One more thing power users ask: can't I just script this? Resolve's Python API can duplicate timelines and drive the render queue, but it cannot edit timelines (no cut, split, or razor). So even scripting can't perform the endcard swap itself. That structural editing is exactly what Recutly handles before you ever touch the render queue.
FAQ
Why does DaVinci Resolve render the same version for every batch job?
Because the render queue holds a live reference to the timeline, not a snapshot. Unlike Final Cut Pro, Resolve doesn't freeze a temp copy when you add a job. At Render All, every queued job reads the current timeline state. As Larry Jordan put it, "Resolve always looks to the current version." Use a separate timeline per version instead.
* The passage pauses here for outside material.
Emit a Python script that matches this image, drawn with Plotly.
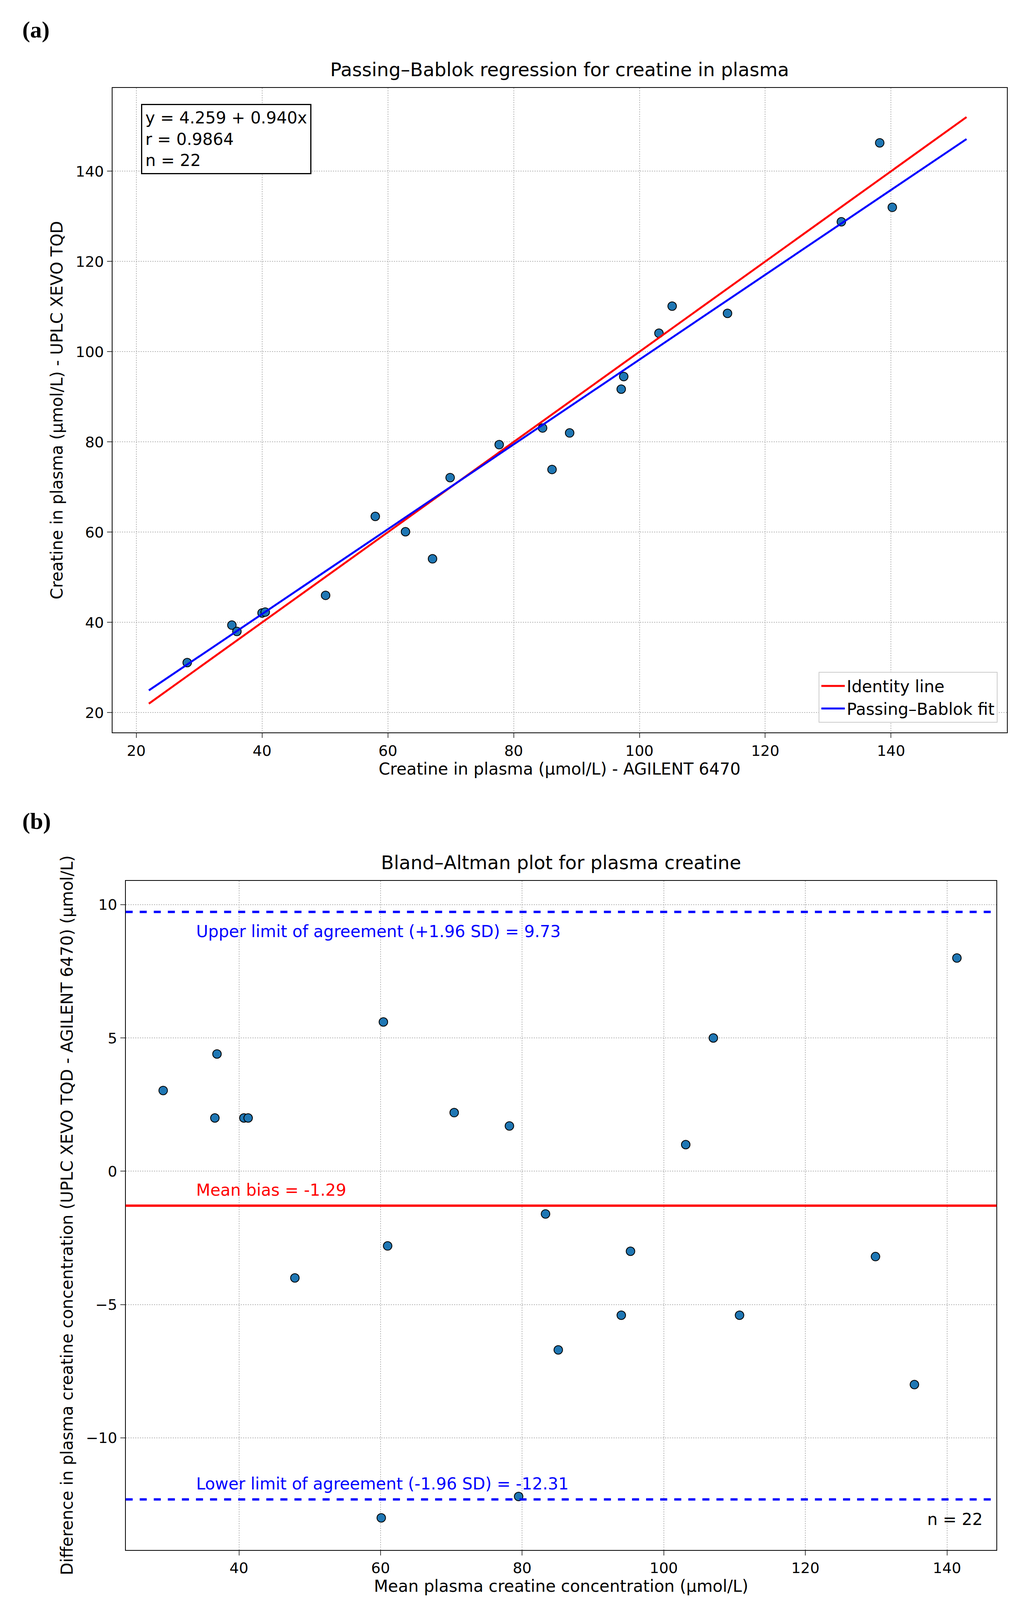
import plotly.graph_objects as go

# Passing-Bablok data
agilent = [28.1,35.2,36.0,40.0,40.5,50.1,58.0,62.8,67.1,69.9,77.7,84.6,86.1,88.9,97.1,97.5,103.1,105.2,114.0,132.1,138.2,140.2]
xevo = [31.1,39.4,38.0,42.1,42.3,46.0,63.5,60.1,54.1,72.1,79.4,83.1,73.9,82.0,91.7,94.5,104.1,110.1,108.5,128.8,146.3,132.0]
intercept, slope = 4.259, 0.940
line_x = [22, 152]

# Bland-Altman data
ba_mean = [29.3,36.6,36.9,40.7,41.3,47.9,60.4,61.0,60.1,70.4,78.2,79.5,83.3,85.1,94.0,95.3,103.1,107.0,110.7,129.9,135.4,141.4]
ba_diff = [3.03,2.0,4.4,2.0,2.0,-4.0,5.6,-2.8,-13.0,2.2,1.7,-12.2,-1.6,-6.7,-5.4,-3.0,1.0,5.0,-5.4,-3.2,-8.0,8.0]
bias, upper, lower = -1.29, 9.73, -12.31

F = "DejaVu Sans"
fig = go.Figure()
mk = dict(color="#1f77b4", size=22, line=dict(color="black", width=2))
fig.add_trace(go.Scatter(x=agilent, y=xevo, mode="markers", marker=mk, showlegend=False, xaxis="x", yaxis="y"))
fig.add_trace(go.Scatter(x=line_x, y=line_x, mode="lines", line=dict(color="red", width=5), name="Identity line", xaxis="x", yaxis="y"))
fig.add_trace(go.Scatter(x=line_x, y=[intercept + slope*v for v in line_x], mode="lines", line=dict(color="blue", width=5), name="Passing–Bablok fit", xaxis="x", yaxis="y"))
fig.add_trace(go.Scatter(x=ba_mean, y=ba_diff, mode="markers", marker=mk, showlegend=False, xaxis="x2", yaxis="y2"))

ax = dict(showline=True, mirror=True, linecolor="black", linewidth=2, ticks="outside", ticklen=12, tickwidth=2,
          tickfont=dict(size=38, family=F, color="black"), showgrid=True, gridcolor="#b8b8b8", griddash="dot", gridwidth=2, zeroline=False)
tf = dict(size=42, family=F, color="black")
fig.update_layout(
    width=2613, height=4168, paper_bgcolor="white", plot_bgcolor="white", font=dict(family=F),
    margin=dict(l=0, r=0, t=0, b=0),
    xaxis=dict(ax, domain=[0.107, 0.983], range=[16.2, 158.4], dtick=20, anchor="y",
               title=dict(text="Creatine in plasma (µmol/L) - AGILENT 6470", font=tf, standoff=10)),
    yaxis=dict(ax, domain=[0.552, 0.948], range=[15.6, 158.5], dtick=20, anchor="x",
               title=dict(text="Creatine in plasma (µmol/L) - UPLC XEVO TQD", font=tf, standoff=20)),
    xaxis2=dict(ax, domain=[0.120, 0.973], range=[24.0, 147.0], dtick=20, anchor="y2",
                title=dict(text="Mean plasma creatine concentration (µmol/L)", font=tf, standoff=10)),
    yaxis2=dict(ax, domain=[0.050, 0.461], range=[-14.2, 10.9], dtick=5, anchor="x2",
                title=dict(text="Difference in plasma creatine concentration (UPLC XEVO TQD - AGILENT 6470) (µmol/L)", font=tf, standoff=20)),
    legend=dict(x=0.974, y=0.558, xref="paper", yref="paper", xanchor="right", yanchor="bottom",
                font=dict(size=42, family=F, color="black"), bordercolor="#cccccc", borderwidth=2, bgcolor="white",
                itemwidth=60, tracegroupgap=0),
    shapes=[
        dict(type="line", xref="x2 domain", yref="y2", x0=0, x1=1, y0=bias, y1=bias, line=dict(color="red", width=6)),
        dict(type="line", xref="x2 domain", yref="y2", x0=0, x1=1, y0=upper, y1=upper, line=dict(color="blue", width=6, dash="dash")),
        dict(type="line", xref="x2 domain", yref="y2", x0=0, x1=1, y0=lower, y1=lower, line=dict(color="blue", width=6, dash="dash")),
    ],
    annotations=[
        dict(text="<b>(a)</b>", x=0.018, y=0.992, xref="paper", yref="paper", showarrow=False, xanchor="left", yanchor="top", font=dict(size=60, family="Liberation Serif", color="black")),
        dict(text="<b>(b)</b>", x=0.018, y=0.506, xref="paper", yref="paper", showarrow=False, xanchor="left", yanchor="top", font=dict(size=60, family="Liberation Serif", color="black")),
        dict(text="Passing–Bablok regression for creatine in plasma", x=0.545, y=0.952, xref="paper", yref="paper", showarrow=False, yanchor="bottom", font=dict(size=48, family=F, color="black")),
        dict(text="Bland–Altman plot for plasma creatine", x=0.5465, y=0.465, xref="paper", yref="paper", showarrow=False, yanchor="bottom", font=dict(size=48, family=F, color="black")),
        dict(text="y = 4.259 + 0.940x<br>r = 0.9864<br>n = 22", x=0.032, y=0.975, xref="x domain", yref="y domain", showarrow=False, xanchor="left", yanchor="top", align="left",
             font=dict(size=42, family=F, color="black"), bordercolor="black", borderwidth=3, bgcolor="white", borderpad=8),
        dict(text="Upper limit of agreement (+1.96 SD) = 9.73", x=0.08, y=upper - 0.35, xref="x2 domain", yref="y2", showarrow=False, xanchor="left", yanchor="top", font=dict(size=42, family=F, color="blue")),
        dict(text="Mean bias = -1.29", x=0.08, y=bias + 0.2, xref="x2 domain", yref="y2", showarrow=False, xanchor="left", yanchor="bottom", font=dict(size=42, family=F, color="red")),
        dict(text="Lower limit of agreement (-1.96 SD) = -12.31", x=0.08, y=lower + 0.2, xref="x2 domain", yref="y2", showarrow=False, xanchor="left", yanchor="bottom", font=dict(size=42, family=F, color="blue")),
        dict(text="n = 22", x=0.985, y=0.03, xref="x2 domain", yref="y2 domain", showarrow=False, xanchor="right", yanchor="bottom", font=dict(size=42, family=F, color="black")),
    ],
)
fig.write_html("out.html")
How do I export multiple versions of one timeline in DaVinci Resolve?
Lock your edit, then duplicate the timeline once per variation (cut length, aspect ratio, endcard). Change each copy, set a Custom Name on the Deliver page, add each timeline as its own render job, and Render All. Each job points at a different timeline, so each renders correctly. Recutly automates building and naming that matrix.
Can I batch export different versions without making separate timelines?
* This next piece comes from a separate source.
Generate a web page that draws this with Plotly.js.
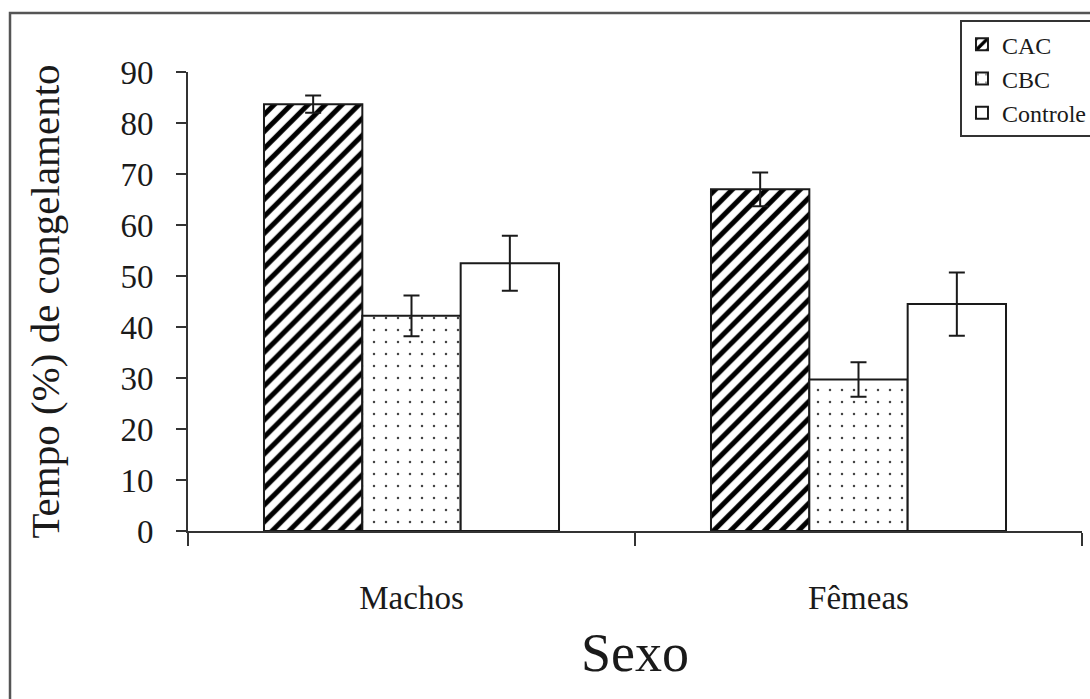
<!DOCTYPE html>
<html>
<head>
<meta charset="utf-8">
<script src="https://cdn.plot.ly/plotly-3.0.1.min.js"></script>
<style>
  html, body { margin: 0; padding: 0; background: #fff; }
  #chart { width: 1090px; height: 699px; }
</style>
</head>
<body>
<div id="chart"></div>
<script>
// ---- data ----
var categories = ['Machos', 'Fêmeas'];
var seriesNames = ['CAC', 'CBC', 'Controle'];
var cacValues = [83.7, 67.0];
var cacErrors = [1.7, 3.3];
var cbcValues = [42.2, 29.7];
var cbcErrors = [4.0, 3.4];
var controleValues = [52.5, 44.5];
var controleErrors = [5.4, 6.2];
var yTickValues = [0, 10, 20, 30, 40, 50, 60, 70, 80, 90];

var serif = '"Liberation Serif", "Times New Roman", Times, serif';
var ink = '#1a1a1a';

function errorBar(arr) {
  return { type: 'data', array: arr, visible: true, color: ink, thickness: 2, width: 8 };
}

var traces = [
  {
    type: 'bar', name: seriesNames[0], x: categories, y: cacValues,
    error_y: errorBar(cacErrors), legendgroup: 'g1',
    marker: {
      color: '#ffffff',
      line: { color: ink, width: 2 },
      pattern: { shape: '/', size: 12, solidity: 0.42, fgcolor: '#000000', bgcolor: '#ffffff', fillmode: 'replace' }
    }
  },
  {
    type: 'bar', name: seriesNames[1], x: categories, y: cbcValues,
    error_y: errorBar(cbcErrors), legendgroup: 'g2',
    marker: {
      color: '#ffffff',
      line: { color: ink, width: 2 },
      pattern: { shape: '.', size: 12, solidity: 0.035, fgcolor: '#444444', bgcolor: '#ffffff', fillmode: 'replace' }
    }
  },
  {
    type: 'bar', name: seriesNames[2], x: categories, y: controleValues,
    error_y: errorBar(controleErrors), legendgroup: 'g3',
    marker: { color: '#ffffff', line: { color: ink, width: 2 } }
  }
];

var layout = {
  width: 1090, height: 699,
  paper_bgcolor: '#ffffff', plot_bgcolor: '#ffffff',
  margin: { l: 188, r: 8, t: 72, b: 168, autoexpand: false },
  font: { family: serif, color: ink },
  barmode: 'group', bargap: 0.34, bargroupgap: 0,
  showlegend: true,
  legend: {
    x: 0.8635, xanchor: 'left', y: 1.113, yanchor: 'top',
    bgcolor: '#ffffff', bordercolor: '#333333', borderwidth: 2,
    font: { family: serif, size: 24, color: ink },
    tracegroupgap: 8, traceorder: 'normal'
  },
  xaxis: {
    type: 'category', automargin: false,
    showline: true, linecolor: '#333333', linewidth: 2,
    ticks: 'outside', tickson: 'boundaries', ticklen: 13, tickwidth: 2, tickcolor: '#333333',
    ticklabelstandoff: 36,
    tickfont: { family: serif, size: 33, color: ink },
    showgrid: false, zeroline: false,
    title: { text: 'Sexo', font: { family: serif, size: 54, color: ink }, standoff: 19 }
  },
  yaxis: {
    range: [0, 90], automargin: false,
    tickmode: 'array', tickvals: yTickValues, ticktext: yTickValues.map(String),
    showline: true, linecolor: '#333333', linewidth: 2,
    ticks: 'outside', ticklen: 10, tickwidth: 2, tickcolor: '#333333',
    ticklabelstandoff: 16,
    tickfont: { family: serif, size: 33, color: ink },
    showgrid: false, zeroline: false,
    title: { text: 'Tempo (%) de congelamento', font: { family: serif, size: 41, color: ink }, standoff: 48 }
  },
  shapes: [
    {
      type: 'rect', xref: 'paper', yref: 'paper',
      x0: -0.1991, x1: 1.2, y0: -0.6, y1: 1.1285,
      line: { color: '#555555', width: 2.5 }, fillcolor: 'rgba(0,0,0,0)', layer: 'below'
    }
  ]
};

Plotly.newPlot('chart', traces, layout, { displayModeBar: false, staticPlot: true });
</script>
</body>
</html>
No. Queuing multiple jobs from one timeline renders the current state for all of them. Separate timelines are required so there's nothing live to overwrite. Recutly builds that matrix for you and outputs named Resolve XMLs to re-import.
Does Recutly render my videos for me?
No. Recutly outputs DaVinci Resolve timeline files (FCP7 XML), not rendered video. You upload your finished edit's timeline (not footage), Recutly crosses endings × durations × ratios and names each file, then you re-import the XMLs to Resolve, relink, and render with your own settings. The frame rate must match your project.
Does Recutly do AI auto-reframe for vertical?
No. Recutly sets up the aspect ratio and canvas; creative per-shot reframing stays in Resolve. For automatic subject tracking, use Smart Reframe, which is DaVinci Resolve Studio (paid) only. In free Resolve you reframe manually with Transform or an Adjustment Clip.